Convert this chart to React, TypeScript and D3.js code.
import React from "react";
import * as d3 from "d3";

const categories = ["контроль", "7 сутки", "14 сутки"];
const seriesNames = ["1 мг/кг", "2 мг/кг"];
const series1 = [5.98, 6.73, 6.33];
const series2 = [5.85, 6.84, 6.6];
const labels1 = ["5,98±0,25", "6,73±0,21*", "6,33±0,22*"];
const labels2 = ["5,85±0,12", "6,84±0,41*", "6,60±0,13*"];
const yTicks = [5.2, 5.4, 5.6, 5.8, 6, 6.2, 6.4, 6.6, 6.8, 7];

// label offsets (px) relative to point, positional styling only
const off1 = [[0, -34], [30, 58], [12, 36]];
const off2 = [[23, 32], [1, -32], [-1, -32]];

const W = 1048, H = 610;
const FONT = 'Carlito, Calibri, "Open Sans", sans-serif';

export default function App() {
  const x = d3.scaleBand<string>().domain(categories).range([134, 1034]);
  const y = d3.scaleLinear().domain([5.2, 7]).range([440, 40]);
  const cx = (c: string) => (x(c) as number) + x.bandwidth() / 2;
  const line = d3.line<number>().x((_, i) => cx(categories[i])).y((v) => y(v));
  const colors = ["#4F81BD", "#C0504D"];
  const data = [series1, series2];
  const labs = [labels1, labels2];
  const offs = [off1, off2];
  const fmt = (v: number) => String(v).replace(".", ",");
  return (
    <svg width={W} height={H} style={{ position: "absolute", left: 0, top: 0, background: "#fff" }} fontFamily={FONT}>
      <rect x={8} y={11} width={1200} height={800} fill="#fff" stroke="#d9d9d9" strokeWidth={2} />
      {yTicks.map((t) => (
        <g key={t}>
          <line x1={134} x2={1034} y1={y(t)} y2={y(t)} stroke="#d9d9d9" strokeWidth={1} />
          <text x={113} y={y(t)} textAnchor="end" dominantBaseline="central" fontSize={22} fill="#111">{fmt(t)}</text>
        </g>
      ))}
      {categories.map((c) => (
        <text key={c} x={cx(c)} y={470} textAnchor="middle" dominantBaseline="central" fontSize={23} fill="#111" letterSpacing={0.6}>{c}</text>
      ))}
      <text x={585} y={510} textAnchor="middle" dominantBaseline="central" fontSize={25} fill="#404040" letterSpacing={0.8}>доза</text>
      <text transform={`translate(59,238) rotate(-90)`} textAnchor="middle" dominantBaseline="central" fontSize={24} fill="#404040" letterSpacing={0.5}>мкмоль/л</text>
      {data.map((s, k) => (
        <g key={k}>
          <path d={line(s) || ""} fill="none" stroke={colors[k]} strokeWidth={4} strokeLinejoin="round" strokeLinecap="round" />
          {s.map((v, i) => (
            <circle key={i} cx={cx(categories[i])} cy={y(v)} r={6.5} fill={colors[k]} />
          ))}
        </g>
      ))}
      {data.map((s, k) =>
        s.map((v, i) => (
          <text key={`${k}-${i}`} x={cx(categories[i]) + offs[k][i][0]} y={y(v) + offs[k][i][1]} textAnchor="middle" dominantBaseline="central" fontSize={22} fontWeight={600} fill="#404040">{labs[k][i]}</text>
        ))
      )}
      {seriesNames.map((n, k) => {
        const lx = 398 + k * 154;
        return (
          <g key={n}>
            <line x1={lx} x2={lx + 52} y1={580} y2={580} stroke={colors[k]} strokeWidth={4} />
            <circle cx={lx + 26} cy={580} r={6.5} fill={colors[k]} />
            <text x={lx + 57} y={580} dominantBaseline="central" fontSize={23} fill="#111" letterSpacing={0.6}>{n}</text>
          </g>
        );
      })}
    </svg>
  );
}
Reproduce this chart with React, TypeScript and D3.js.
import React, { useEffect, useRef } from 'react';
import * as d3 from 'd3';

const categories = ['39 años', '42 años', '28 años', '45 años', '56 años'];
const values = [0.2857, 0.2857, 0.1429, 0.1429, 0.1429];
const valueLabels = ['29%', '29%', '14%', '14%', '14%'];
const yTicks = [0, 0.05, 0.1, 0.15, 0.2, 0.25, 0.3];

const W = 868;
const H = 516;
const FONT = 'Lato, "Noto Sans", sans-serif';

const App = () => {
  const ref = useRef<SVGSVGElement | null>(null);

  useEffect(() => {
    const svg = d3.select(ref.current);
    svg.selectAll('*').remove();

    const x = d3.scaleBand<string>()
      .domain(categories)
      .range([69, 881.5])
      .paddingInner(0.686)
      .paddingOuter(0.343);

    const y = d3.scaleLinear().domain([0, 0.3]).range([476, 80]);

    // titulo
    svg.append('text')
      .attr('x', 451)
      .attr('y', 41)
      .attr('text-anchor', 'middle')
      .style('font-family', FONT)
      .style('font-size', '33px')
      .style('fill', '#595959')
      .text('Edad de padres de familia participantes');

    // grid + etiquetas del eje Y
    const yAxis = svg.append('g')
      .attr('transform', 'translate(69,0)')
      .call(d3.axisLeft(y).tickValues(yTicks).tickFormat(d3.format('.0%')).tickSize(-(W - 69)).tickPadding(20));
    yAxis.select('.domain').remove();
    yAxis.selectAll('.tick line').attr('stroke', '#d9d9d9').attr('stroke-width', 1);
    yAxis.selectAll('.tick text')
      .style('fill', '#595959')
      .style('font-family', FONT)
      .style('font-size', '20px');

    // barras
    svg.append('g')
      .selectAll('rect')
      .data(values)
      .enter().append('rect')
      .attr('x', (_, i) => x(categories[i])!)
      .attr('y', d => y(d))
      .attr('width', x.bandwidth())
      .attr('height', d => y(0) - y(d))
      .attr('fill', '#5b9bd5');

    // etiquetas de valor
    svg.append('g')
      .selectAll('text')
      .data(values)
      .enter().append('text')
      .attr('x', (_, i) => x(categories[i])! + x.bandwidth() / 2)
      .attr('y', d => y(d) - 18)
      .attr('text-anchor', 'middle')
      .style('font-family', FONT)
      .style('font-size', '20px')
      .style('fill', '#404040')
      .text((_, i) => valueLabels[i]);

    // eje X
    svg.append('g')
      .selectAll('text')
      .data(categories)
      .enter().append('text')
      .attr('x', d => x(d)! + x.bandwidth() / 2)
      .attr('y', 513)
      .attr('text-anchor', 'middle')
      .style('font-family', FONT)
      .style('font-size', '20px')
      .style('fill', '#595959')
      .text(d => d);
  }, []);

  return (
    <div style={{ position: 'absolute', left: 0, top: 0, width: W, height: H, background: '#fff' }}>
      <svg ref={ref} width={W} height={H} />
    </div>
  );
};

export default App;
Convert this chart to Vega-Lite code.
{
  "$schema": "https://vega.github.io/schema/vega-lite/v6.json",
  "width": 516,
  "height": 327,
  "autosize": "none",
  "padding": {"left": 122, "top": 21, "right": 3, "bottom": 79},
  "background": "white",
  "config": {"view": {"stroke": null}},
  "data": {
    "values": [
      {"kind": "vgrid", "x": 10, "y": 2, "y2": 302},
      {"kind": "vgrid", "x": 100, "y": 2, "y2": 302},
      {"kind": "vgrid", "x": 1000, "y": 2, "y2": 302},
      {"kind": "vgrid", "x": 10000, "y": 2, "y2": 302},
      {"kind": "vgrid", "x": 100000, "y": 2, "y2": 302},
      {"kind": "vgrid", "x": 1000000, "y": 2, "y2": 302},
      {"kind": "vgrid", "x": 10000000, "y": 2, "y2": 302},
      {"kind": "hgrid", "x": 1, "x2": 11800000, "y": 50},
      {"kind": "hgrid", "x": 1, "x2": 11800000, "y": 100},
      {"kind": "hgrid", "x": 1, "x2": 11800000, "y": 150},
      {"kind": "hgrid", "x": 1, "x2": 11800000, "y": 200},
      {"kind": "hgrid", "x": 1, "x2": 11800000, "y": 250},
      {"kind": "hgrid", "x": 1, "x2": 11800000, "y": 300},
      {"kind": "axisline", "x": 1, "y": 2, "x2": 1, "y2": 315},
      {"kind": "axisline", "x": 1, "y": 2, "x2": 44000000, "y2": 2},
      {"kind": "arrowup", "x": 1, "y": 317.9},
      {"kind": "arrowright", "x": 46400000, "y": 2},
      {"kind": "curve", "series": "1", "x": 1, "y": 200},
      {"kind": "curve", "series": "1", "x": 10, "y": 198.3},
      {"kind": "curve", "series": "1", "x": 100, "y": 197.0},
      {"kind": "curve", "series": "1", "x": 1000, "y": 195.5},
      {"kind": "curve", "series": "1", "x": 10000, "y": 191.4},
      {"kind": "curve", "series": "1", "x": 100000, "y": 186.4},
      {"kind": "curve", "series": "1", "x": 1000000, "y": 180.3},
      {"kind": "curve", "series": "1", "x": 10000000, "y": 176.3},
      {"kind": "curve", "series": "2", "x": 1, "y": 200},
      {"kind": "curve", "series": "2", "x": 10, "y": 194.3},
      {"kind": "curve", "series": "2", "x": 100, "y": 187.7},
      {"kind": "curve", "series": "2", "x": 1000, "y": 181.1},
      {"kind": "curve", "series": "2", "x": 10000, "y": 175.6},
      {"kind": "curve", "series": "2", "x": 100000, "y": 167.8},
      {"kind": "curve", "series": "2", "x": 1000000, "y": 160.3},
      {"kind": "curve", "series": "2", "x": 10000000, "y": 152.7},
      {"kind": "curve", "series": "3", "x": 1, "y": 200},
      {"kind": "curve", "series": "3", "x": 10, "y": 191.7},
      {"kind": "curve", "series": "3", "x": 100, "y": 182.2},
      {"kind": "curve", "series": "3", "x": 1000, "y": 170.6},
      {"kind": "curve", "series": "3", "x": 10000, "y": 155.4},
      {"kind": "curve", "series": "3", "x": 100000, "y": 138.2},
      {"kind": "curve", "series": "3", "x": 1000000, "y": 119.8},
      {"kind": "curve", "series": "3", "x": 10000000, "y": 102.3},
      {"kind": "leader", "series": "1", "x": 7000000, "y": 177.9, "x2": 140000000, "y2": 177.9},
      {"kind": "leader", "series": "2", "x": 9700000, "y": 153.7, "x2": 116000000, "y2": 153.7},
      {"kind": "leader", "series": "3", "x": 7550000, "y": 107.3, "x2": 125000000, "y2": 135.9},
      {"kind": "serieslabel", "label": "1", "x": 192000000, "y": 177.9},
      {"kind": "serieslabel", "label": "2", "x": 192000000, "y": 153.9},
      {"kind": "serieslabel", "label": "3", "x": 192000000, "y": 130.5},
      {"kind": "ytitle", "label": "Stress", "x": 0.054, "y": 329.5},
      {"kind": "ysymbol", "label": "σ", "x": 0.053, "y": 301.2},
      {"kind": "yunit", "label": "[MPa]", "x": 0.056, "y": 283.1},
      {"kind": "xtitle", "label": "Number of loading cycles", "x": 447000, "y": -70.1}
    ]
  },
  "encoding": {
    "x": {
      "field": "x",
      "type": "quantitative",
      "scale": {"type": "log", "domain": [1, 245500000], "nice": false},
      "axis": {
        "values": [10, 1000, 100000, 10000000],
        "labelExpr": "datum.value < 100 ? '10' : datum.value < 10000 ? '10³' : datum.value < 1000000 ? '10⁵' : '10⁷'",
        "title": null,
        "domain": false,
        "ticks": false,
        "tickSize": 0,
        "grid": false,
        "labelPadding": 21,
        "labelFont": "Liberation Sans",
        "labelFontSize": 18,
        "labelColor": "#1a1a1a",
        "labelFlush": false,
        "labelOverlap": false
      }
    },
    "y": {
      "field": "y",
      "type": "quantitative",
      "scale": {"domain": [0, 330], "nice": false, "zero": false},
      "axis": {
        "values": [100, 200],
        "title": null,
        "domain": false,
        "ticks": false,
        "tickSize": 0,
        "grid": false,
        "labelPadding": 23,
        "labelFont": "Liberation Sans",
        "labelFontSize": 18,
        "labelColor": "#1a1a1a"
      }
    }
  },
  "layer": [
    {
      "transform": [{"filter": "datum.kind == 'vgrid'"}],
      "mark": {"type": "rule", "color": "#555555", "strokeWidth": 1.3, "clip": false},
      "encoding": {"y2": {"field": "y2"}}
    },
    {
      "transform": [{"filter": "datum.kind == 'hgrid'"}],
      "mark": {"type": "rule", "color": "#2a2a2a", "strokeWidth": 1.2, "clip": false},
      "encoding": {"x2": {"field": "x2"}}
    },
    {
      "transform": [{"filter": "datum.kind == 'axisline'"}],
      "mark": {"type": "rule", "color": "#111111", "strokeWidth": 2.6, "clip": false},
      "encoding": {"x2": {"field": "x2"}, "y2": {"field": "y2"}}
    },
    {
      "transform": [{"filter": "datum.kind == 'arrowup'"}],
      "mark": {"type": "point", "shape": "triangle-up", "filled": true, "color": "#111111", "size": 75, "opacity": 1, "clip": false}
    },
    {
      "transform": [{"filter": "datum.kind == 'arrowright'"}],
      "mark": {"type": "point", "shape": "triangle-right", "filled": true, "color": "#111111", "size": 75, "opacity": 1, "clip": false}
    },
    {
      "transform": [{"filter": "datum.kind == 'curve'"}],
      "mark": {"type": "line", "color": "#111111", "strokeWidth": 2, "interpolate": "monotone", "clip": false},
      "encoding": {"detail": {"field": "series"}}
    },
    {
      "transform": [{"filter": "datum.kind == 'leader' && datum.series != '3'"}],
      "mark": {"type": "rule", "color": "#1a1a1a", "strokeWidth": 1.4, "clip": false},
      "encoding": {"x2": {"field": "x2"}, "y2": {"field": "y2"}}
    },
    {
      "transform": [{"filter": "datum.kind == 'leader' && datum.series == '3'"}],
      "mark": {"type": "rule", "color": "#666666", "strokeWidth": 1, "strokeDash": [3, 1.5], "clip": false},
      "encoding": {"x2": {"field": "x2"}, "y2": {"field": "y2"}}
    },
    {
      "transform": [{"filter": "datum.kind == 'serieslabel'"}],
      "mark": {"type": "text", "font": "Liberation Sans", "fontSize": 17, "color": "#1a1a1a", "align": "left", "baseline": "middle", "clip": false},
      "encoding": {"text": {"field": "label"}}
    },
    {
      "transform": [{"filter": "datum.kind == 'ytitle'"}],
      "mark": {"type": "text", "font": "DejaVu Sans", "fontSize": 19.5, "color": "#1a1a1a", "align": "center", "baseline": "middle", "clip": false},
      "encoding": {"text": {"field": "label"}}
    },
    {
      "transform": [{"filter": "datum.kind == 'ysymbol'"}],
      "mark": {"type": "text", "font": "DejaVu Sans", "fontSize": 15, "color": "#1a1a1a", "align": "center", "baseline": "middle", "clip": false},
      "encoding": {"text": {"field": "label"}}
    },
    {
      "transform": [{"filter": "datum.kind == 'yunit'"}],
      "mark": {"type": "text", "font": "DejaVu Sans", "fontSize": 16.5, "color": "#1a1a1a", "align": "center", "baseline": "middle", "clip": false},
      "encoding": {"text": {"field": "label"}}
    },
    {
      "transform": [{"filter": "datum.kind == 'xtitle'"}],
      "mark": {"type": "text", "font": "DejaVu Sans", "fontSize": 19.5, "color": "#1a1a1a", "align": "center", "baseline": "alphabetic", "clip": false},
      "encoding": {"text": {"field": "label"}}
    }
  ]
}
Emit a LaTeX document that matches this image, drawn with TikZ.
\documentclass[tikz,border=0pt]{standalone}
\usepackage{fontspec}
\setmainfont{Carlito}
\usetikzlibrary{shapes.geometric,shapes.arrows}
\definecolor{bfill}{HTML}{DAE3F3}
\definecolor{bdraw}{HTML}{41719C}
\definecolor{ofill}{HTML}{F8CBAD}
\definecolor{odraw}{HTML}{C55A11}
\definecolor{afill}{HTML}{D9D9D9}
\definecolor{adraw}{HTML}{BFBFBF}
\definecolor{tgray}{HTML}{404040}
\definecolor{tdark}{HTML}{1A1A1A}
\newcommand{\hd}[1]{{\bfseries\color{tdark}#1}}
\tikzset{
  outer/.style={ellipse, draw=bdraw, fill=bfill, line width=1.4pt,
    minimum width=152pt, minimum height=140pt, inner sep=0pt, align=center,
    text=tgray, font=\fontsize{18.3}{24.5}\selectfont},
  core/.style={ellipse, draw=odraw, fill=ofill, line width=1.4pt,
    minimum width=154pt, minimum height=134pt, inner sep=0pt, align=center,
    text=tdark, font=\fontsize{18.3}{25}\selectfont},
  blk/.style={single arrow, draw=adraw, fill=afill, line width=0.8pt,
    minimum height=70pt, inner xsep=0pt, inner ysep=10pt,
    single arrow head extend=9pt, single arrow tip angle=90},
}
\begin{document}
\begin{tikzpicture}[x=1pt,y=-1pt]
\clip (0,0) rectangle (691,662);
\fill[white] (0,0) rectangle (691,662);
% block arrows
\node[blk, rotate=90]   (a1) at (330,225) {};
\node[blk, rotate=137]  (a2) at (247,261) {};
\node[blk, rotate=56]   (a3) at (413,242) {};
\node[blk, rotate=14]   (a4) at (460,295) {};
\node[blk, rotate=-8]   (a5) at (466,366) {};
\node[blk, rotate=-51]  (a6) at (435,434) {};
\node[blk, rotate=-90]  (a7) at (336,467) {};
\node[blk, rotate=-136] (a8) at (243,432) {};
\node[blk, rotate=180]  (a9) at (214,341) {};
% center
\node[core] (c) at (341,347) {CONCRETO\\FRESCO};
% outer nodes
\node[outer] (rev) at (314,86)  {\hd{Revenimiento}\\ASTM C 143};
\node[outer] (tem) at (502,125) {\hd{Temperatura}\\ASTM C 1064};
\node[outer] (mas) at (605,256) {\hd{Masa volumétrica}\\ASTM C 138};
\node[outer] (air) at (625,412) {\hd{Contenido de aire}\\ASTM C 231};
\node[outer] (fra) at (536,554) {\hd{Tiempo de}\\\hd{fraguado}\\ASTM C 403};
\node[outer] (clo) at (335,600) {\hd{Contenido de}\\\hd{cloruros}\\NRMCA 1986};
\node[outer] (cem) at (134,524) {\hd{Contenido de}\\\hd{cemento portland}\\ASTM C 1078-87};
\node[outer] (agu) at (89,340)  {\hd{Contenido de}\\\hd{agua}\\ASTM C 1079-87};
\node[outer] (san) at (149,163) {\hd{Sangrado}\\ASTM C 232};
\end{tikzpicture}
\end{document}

######

**Stated goal**
The lines from the start of the entries above through the line containing "6.6, 6.8, 7];" are the ones to return, please; copy them exactly and include both ends.

**Output for this exercise**
Convert this chart to React, TypeScript and D3.js code.
import React from "react";
import * as d3 from "d3";

const categories = ["контроль", "7 сутки", "14 сутки"];
const seriesNames = ["1 мг/кг", "2 мг/кг"];
const series1 = [5.98, 6.73, 6.33];
const series2 = [5.85, 6.84, 6.6];
const labels1 = ["5,98±0,25", "6,73±0,21*", "6,33±0,22*"];
const labels2 = ["5,85±0,12", "6,84±0,41*", "6,60±0,13*"];
const yTicks = [5.2, 5.4, 5.6, 5.8, 6, 6.2, 6.4, 6.6, 6.8, 7];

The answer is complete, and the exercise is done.